A crise financeira asiática, nos anos 1990, parecia ter posto em xeque o modelo desenvolvimentista, mas o crescimento da China acabou alavancando todas as economias asiáticas, seja pela associação direta, como no caso do Vietnã, seja pelo seu impacto na economia regional e global, como na Indonésia e Tailândia. A China pegou o bonde da revolução tecnológica, da economia do conhecimento e da inteligência artificial, está se tornando um país rico, com uma classe média numerosa. Hoje, as economias de China e Estados Unidos têm tamanhos parecidos.
A conta
O consenso econômico atual atribui ao Estado o papel de regulação da economia, “só deve intervir para corrigir falhas no sistema que a iniciativa privada sozinha não tem como resolver”. Basta garantir que os tribunais funcionem, que os contratos sejam respeitados e o direito à propriedade protegido. A estabilidade macroeconômica deve ser considerada um valor. Ao Estado cabe cuidar da infraestrutura, da saúde e da educação dos mais pobres, “pero no mucho”. O resto o mercado resolve. Na verdade, tudo isso foi levado em conta pelos países asiáticos. Onde está o nó?
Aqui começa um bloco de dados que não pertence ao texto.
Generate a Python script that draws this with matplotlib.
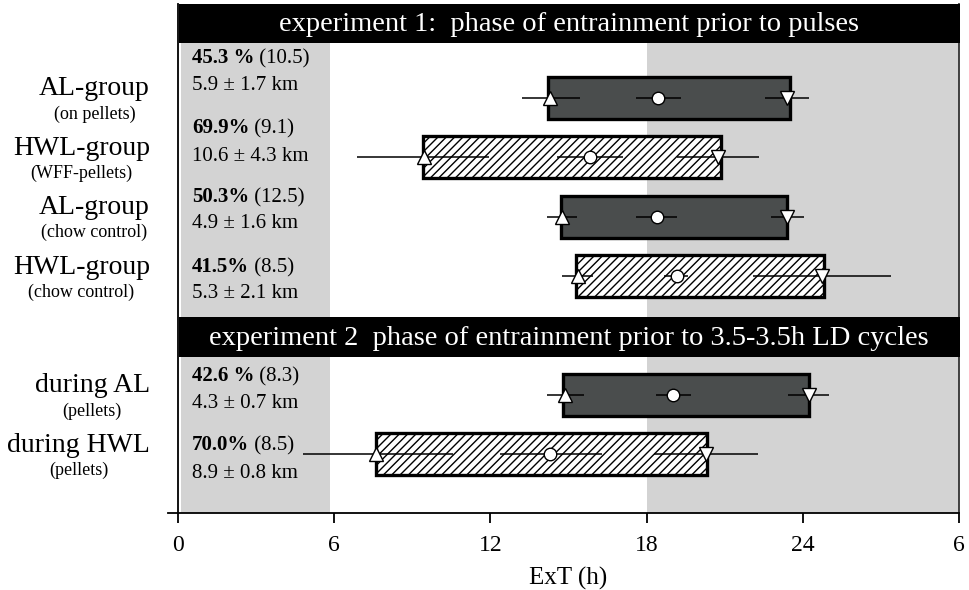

Esse é o pano de fundo da discussão sobre o novo arcabouço fiscal apresentado ao Congresso pelo ministro da Fazenda, Fernando Haddad (PT), e a ministra do Planejamento, Simone Tebet (MDB), que busca conciliar a urgência das demandas sociais a com as necessidades de controle da dívida pública. O governo Lula se comprometeu a melhorar ano a ano as suas contas, chegando a um superávit primário de 1% do PIB em 2026, seu último ano de mandato. As despesas subirão, no máximo, 2,5% ao ano, descontada a inflação. As críticas ao modelo se concentram no piso de 0,6% para o crescimento das despesas, que Haddad espera compensar com a taxa de crescimento da economia e a reforma tributária.
O ex-presidente Jair Bolsonaro deixou com o país numa trajetória explosiva de endividamento público, que subiria de 72,9% do PIB, no ano passado, para 95,3%, em 2032. Uma alta de 22,4 pontos em 10 anos. O projeto da equipe econômica do novo governo, no pior cenário, prevê a estabilização da dívida em 85% no mesmo período. Ou seja, dez pontos a menos. Entretanto, se tudo der certo, a dívida se estabilizará em 77% do PIB a partir de 2025.
O que preocupa os críticos da proposta são as condições para que isso dê certo no cenário positivo, o crescimento e a arrecadação; o cenário negativo é o aumento da inflação, que ninguém deseja. Quem está contra o novo "arcabouço fiscal" defende o corte de despesas do governo, que sempre é possível, mas tem alto custo social e político. Incluir os mais pobres no Orçamento é uma obviedade, porque foram eles que ganharam a eleição ao escolher o presidente Luiz Inácio Lula da Silva.
Sem inflação, alguém tem que pagar essa conta. São os setores privilegiados da sociedade, inclusive setores empresariais protegidos pelo Estado, sem a devida contrapartida em termos de metas de qualidade e produtividade. Vem daí o lobby contra a proposta e pelo corte de gastos. É um conflito distributivo da renda nacional, que tende a se acirrar durante o governo Lula, se um novo modelo de desenvolvimento, ajustado à nossa realidade, não for posto na mesa para discussão com a sociedade. Um novo consenso econômico só será possível com mais crescimento, modernização da economia e aumento da renda das famílias.